Bisa jadi ketika sebuah media massa memberitakan Soeharto dengan beragam pemberitaan dari mulai sakitnya, perjalanan hidupnya, keluarganya sampai berbagai kisah-kisah uniknya, memang semua itu sudah diberikan pakem-pakem yang harus dipatuhi oleh setiap wartawan, reporter, presenter, atau kontributor. Termasuk dalam hal pemilihan kata; memakai Soeharto saja, Pak Harto, atau berulang kali menyebut Mantan Presiden Soeharto.



Rasa Bahasa

Sebuah media yang pemilik saham terbesarnya adalah orang yang sangat dekat atau salah satu dari keluarga cendana, tentunya tidak akan memilih kata Soeharto. Secara rasa bahasa, hal ini akan terdengar atau terlihat kurang sopan. Sebagai orang timur yang diajarkan untuk menghormati orang tua atau orang yang usianya lebih tua, tentunya hal ini akan sangat penting. Mengingat tidak mungkin, seseorang akan menyebut langsung nama orang, padahal orang itu usianya sama dengan orang tua kita.

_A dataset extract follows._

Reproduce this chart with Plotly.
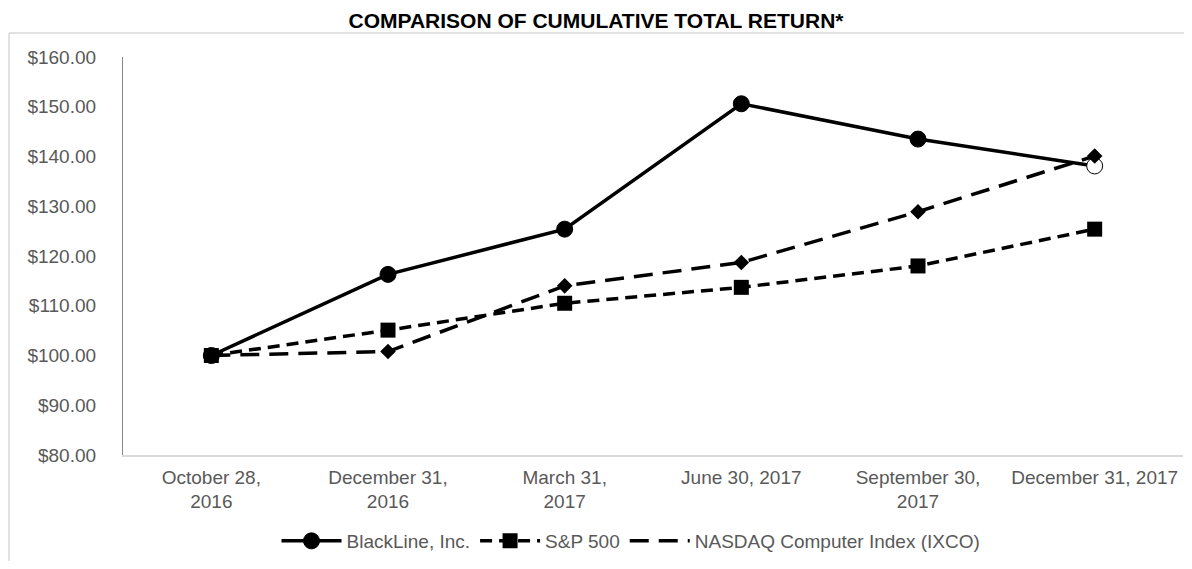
import plotly.graph_objects as go

categories = ["October 28,<br>2016", "December 31,<br>2016", "March 31,<br>2017",
              "June 30, 2017", "September 30,<br>2017", "December 31, 2017"]
blackline = [100.0, 116.3, 125.4, 150.6, 143.5, 138.1]
sp500 = [100.0, 105.1, 110.5, 113.7, 118.0, 125.4]
nasdaq = [100.0, 100.8, 114.0, 118.7, 128.9, 140.1]

series_names = ["BlackLine, Inc.", "S&P 500", "NASDAQ Computer Index (IXCO)"]
y_ticks = [80, 90, 100, 110, 120, 130, 140, 150, 160]
y_tick_labels = ["$%.2f" % v for v in y_ticks]

FONT = "Liberation Sans, Arial, sans-serif"
GRAY = "#595959"

# page has an 8px body margin; figure is sized so the plot lands where the reference has it
W, H = 1176, 553
L, R, T, B = 115, 1, 49, 106
PW, PH = W - L - R, H - T - B  # 1060 x 398


def px_x(page_x):
    return (page_x - 8 - L) / PW


def px_y(page_y):
    return (H - B - (page_y - 8)) / PH


fig = go.Figure()

bl_colors = ["black"] * (len(blackline) - 1) + ["white"]
fig.add_trace(go.Scatter(
    x=categories, y=blackline, name=series_names[0], mode="lines+markers",
    line=dict(color="black", width=3.5),
    marker=dict(symbol="circle", size=16, color=bl_colors,
                line=dict(color="black", width=1)),
))
fig.add_trace(go.Scatter(
    x=categories, y=sp500, name=series_names[1], mode="lines+markers",
    line=dict(color="black", width=3.5, dash="12px,7px"),
    marker=dict(symbol="square", size=15, color="black"),
))
fig.add_trace(go.Scatter(
    x=categories, y=nasdaq, name=series_names[2], mode="lines+markers",
    line=dict(color="black", width=3.5, dash="19px,10px"),
    marker=dict(symbol="diamond", size=12, color="black"),
    showlegend=False,
))
# legend entry for NASDAQ (line only, as in the reference legend)
fig.add_trace(go.Scatter(
    x=[None], y=[None], name=series_names[2], mode="lines",
    line=dict(color="black", width=3.5, dash="19px,10px"),
))

fig.update_layout(
    width=W, height=H,
    margin=dict(l=L, r=R, t=T, b=B),
    paper_bgcolor="white", plot_bgcolor="white",
    font=dict(family=FONT, size=19, color=GRAY),
    title=dict(text="<b>COMPARISON OF CUMULATIVE TOTAL RETURN*</b>",
               font=dict(family=FONT, size=21, color="black"),
               x=(596 - 8) / W, xanchor="center", y=1 - (21 - 8) / H, yanchor="middle"),
    showlegend=True,
    legend=dict(orientation="h", x=px_x(631), xanchor="center", y=px_y(541), yanchor="middle",
                itemwidth=60,
                font=dict(family=FONT, size=19, color=GRAY), bgcolor="rgba(0,0,0,0)"),
    xaxis=dict(type="category", range=[-0.5, len(categories) - 0.5],
               showgrid=False, showline=True, linecolor="#d9d9d9",
               linewidth=1.5, ticks="", tickfont=dict(size=19, color=GRAY),
               ticklabelstandoff=4, zeroline=False),
    yaxis=dict(range=[80, 160], tickvals=y_ticks, ticktext=y_tick_labels,
               showgrid=False, showline=True, linecolor="#888888", linewidth=1.2,
               ticks="", tickfont=dict(size=19, color=GRAY), ticklabelstandoff=22,
               zeroline=False),
    shapes=[
        dict(type="line", xref="paper", yref="paper",
             x0=px_x(9), x1=px_x(1200), y0=px_y(33), y1=px_y(33),
             line=dict(color="#d9d9d9", width=1.5)),
        dict(type="line", xref="paper", yref="paper",
             x0=px_x(9), x1=px_x(9), y0=px_y(33), y1=px_y(600),
             line=dict(color="#d9d9d9", width=1.5)),
    ],
)

fig.write_html("out.html")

Rasa bahasa, memang memainkan peran signifikan pada saat seorang editor bahasa menghadapi naskah-naskah berita/ feature/ wacana opini dari wartawan atau penulis. (Jokomono, Suara Merdeka, 3 September 2003). Bagaimana dengan frasa “Pak Harto”? Justru inilah yang secara rasa bahasa, sangatlah sopan, menghormati, dan menghargai. Frasa “Pak Harto” dapat disejajarkan dengan frasa “Bung Karno”, “Bung Tomo”, “Bu Mega”, “Pak Amien” atau “Gus Dur”. Artinya ketika kata sandang itu dilekatkan dengan nama orang, akan sangat berdampak pada etika. Tentunya hal ini tidak terlepas dari nilai culture yang ada di Indonesia.

Adapun frasa yang sangat netral adalah “mantan presiden Soeharto”. Walaupun secara gramatikal frasa ini agak janggal – seharusnya mantan presiden RI, Soeharto-- tapi dari segi etika dan kenetralan berita, frase ini cukup banyak digunakan oleh para wartawan atau penulis. Sang editor, wartawan, reporter, atau penulis akan merasa netral dan tidak terlalu terbebani dengan predikat sopan-tidak sopan atau memihak-tidak memihak.



Fenomena Bahasa

Penyebutan “Soeharto”, “Pak Harto”, atau “mantan presiden Soeharto”, yang sudah terjadi sejak mantan penguasa orde baru itu lengser, merupakan sebuah fenomena bahasa yang cukup unik. Dari penggunaan salah satu penyebutan itu, kita dapat mengetahui mana media yang secara konsisten sangat menghormati atau membenci sang jendral besar yang sekarang sedang sakit dimakan usia itu. Pun kita juga dapat mengetahui mana media yang sangat netral dalam pemberitaannya. Bagaimana dengan Anda?